CorpsStories 3rd Annual Editorial

 

Memorial Day 2005

 

Sometimes a Marine comes along with the sole purpose of delivering you.  That Marine for me and mine was Uncle Dave.

Because my childhood home was so askew, my self-perception was somewhere in the dregs in my early years.  I remember thinking that he and his wife, Aunt Betty to me, were cool beyond belief.  He was a Marine fighter pilot at the time, and recently back from a fellowship at Princeton. She was tall and beautiful and very unassuming.

Forward twenty years.  My literal connection to them, my mother, had died a few years earlier – and all the horrors she kept from her loved ones were now exposed.  I knew so long what it was to go without love in my life that I had no expectation of that starvation changing – but it was about to.

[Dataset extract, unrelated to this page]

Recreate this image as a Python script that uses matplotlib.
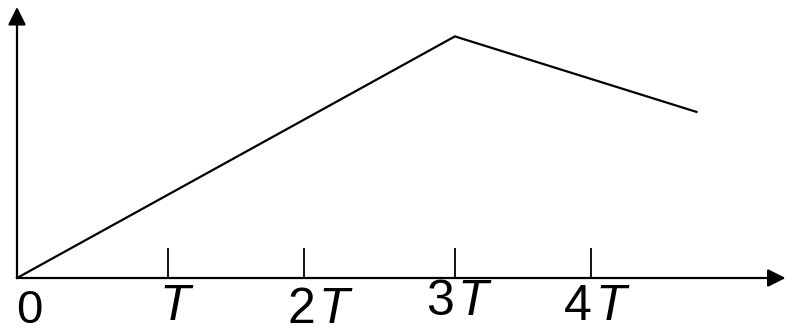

Finding myself seeking shelter after the last straw in an abusive marriage, Uncle Dave landed his F4J right in the middle of my life.  He himself was lawyers, guns and money – and totally lined up on any comer.  Aunt Betty was operating base rear, praying and calling and keeping me in the light. Suddenly, unexpectedly, they were repaying a loyalty to my mother and her family by advocating and loving little Allen and me.

It took some getting used to.  I wasn’t used to having someone help me just because I needed help.  I wasn’t used to someone not judging me but expecting me to walk the high moral ground, and helping me to do so.  It was nothing for him to hop a flight from San Diego to Boston just because my matters had taken a turn for the worse and I needed backup.

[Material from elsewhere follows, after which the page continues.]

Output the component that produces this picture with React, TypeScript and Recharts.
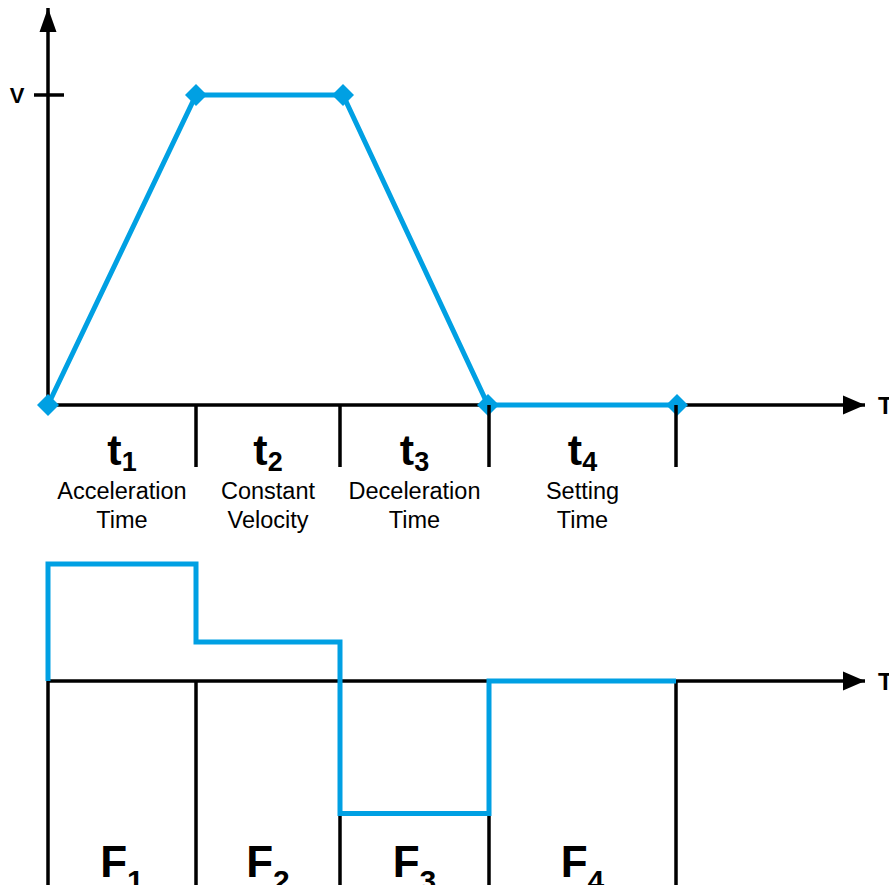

We talked daily. Sometimes hourly.  He was right in the trench with me when the court was sparking or the bills were mounting or Allen was hurting.  This was the case for more than 10 years.

Ten years ended six weeks ago.

The last few weeks he was just a whisper on the phone.  Decades of emphysema won over a case of pneumonia. We talked Thursday.  Saturday he was unresponsive.  Friday he was with Jesus.

The void Allen and I have is really indescribable.  David J. Eden was the first Marine ever I knew.  He will always be the finest Marine ever I knew.